Tin Starved Pseudo-Phase in the Growth of Superconducting Thin-Film Nb3Sn: a DFT and Monte Carlo Study

While the art of making Nb₃Sn wires was perfected long ago, vapor diffusion grown Nb₃Sn layers have so far fallen well short of their theoretical potential, leaving applications like high-T_c SRF cavities tantalizingly out of reach. Recently, high-resolution microscopy has revealed sharply defined regions of tin depleted Nb_0.83Sn_0.17 stoichiometry just beneath the surface of these layers. Because the superconducting properties of Nb₃Sn are known to be sensitive to even slight changes in stoichiometry, these regions could be limiting the performance of the layers.
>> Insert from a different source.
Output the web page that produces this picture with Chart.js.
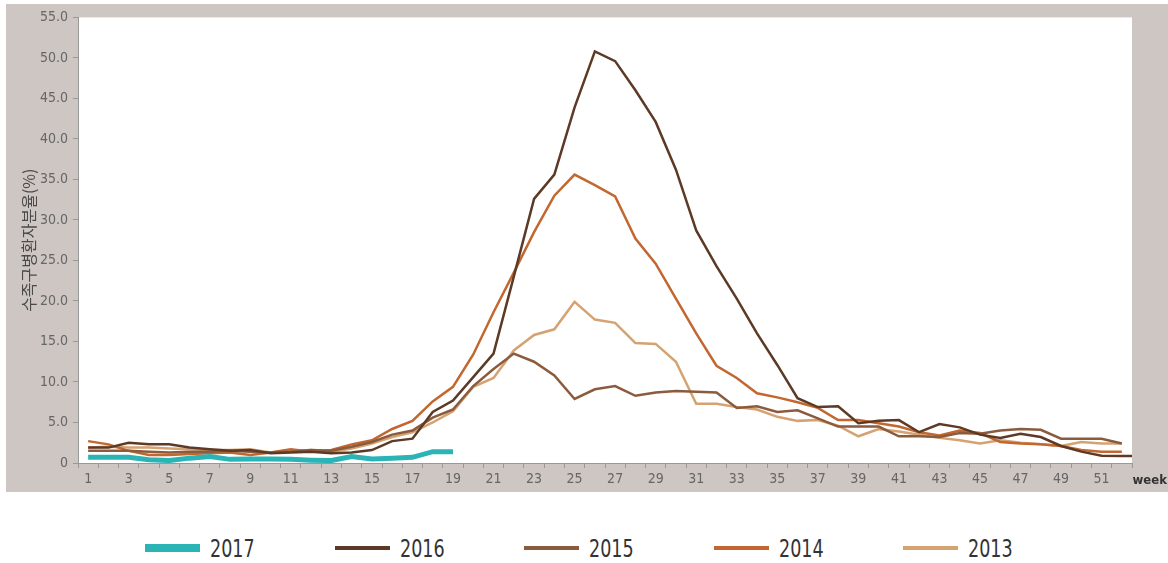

Using density-functional theory, we reproduce the known stoichiometry range of Nb₃Sn and determine whether tin-depleted regions represent a new phase in the Nb/Sn system or result from kinetic limitations during growth. Specifically, we develop and validate a cluster-expansion model for the relevant defects, whose thermodynamics we explore using Monte Carlo methods. Based on this model and the latest experimental data, we propose a kinetic mechanism explaining the presence of the tin depleted pseudo-phase in Nb₃Sn layers, and propose modifications to present growth procedures to mitigate the appearance of this pseudo-phase in the future.